- Born: c. 1700 Coetgae-du, near Trawsfynydd, Waes
- Died: 1778 or 1785
- Other name: Marged Dafydd
- Occupations: Poet and literary collector

= Margaret Davies (writer) =

Welsh poet and manuscript collector, c. 1700–1778 or 1785

Margaret Davies or Marged Dafydd (c. 1700 – 1778 or 1785) was a Welsh poet and literary collector. As part of a large literary coterie in Wales, she wrote, copied, and exchanged poems in manuscript form. Her work led to the survival of many printed and handwritten poems in Welsh, which she collected in her commonplace books. Several of these poems, and the names and identities of their writers, have survived only in her copies.

==Biography==
Davies was born in Coetgae-du, near Trawsfynydd in north-west Wales. She was tutored in poetry by her mother, Ann Dafydd (d. 1726).

Davies was one several north-western Welsh women poets, including Margaret Rowlands and Alis ach Wiliam, who travelled to meet with each other and trade poems. Like the pioneering poet Angharad James, born in the previous generation, those in this informal group were relatively privileged economically, with money and leisure time to make poetry writing and travel feasible. Davies never married or had children, but was financially comfortable through her family, allowing her to be more poetically prolific than many of her peers. In addition to her contacts in Snowdonia, Davies also corresponded with male poets of the London Celticism movement.

Davies died in 1778 or 1785.

==Poetry==
Five manuscripts wholly in Davies's handwriting and three others to which she contributed are known to survive. Some are held in the Cwrtmawr Manuscripts collection at the National Library of Wales. They contain collections of poems organized by form, including awdlau, cywyddau, and cerddi. Half a dozen women poets are represented, with some poems surviving only in Davies's copies. For example, the compilations are the only known source for one of the englynion written by a medieval Welsh woman poet, Gwerful Mechain. Likewise, much surviving information on Angharad James, including the one known copy of James's elegy on her son's death, comes from Davies.

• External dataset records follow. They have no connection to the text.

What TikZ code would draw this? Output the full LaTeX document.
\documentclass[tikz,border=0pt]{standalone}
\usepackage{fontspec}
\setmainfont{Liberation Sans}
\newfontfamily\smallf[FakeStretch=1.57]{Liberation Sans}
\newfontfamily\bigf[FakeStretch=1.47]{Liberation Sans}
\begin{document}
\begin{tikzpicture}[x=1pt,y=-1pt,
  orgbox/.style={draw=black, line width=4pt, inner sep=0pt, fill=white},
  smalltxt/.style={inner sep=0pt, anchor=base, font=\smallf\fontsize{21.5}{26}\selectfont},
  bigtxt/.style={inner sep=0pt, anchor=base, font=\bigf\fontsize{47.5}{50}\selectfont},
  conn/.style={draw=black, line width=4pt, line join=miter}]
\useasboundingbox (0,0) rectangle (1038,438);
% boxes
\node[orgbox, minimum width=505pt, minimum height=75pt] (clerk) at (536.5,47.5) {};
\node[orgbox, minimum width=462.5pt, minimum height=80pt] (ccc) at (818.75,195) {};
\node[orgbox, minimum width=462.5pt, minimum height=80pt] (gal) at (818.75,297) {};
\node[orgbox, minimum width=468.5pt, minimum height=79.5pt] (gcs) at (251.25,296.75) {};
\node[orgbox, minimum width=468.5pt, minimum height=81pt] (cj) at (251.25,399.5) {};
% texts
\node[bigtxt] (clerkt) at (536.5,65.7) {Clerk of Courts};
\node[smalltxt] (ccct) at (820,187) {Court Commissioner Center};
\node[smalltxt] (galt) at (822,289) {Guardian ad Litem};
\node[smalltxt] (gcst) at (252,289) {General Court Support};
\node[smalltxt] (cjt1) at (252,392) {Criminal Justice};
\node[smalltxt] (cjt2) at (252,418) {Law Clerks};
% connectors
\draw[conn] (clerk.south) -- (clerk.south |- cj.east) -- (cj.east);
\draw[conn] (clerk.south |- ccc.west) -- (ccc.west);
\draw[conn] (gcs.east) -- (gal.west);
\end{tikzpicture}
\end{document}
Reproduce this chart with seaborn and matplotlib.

Davies was particularly interested in preserving older Welsh poetic forms, such as cynghanedd and englynion. She wrote in these forms, though no poems of hers were published in her lifetime.

According to the literary scholar Ceridwen Lloyd-Morgan, "The importance of [Davies's] contribution... cannot be over-emphasised: without her efforts in collecting and writing down poems by other women, both of her day and earlier, a significant number of poems, and even the names of the women who composed them, would be completely unknown to us today."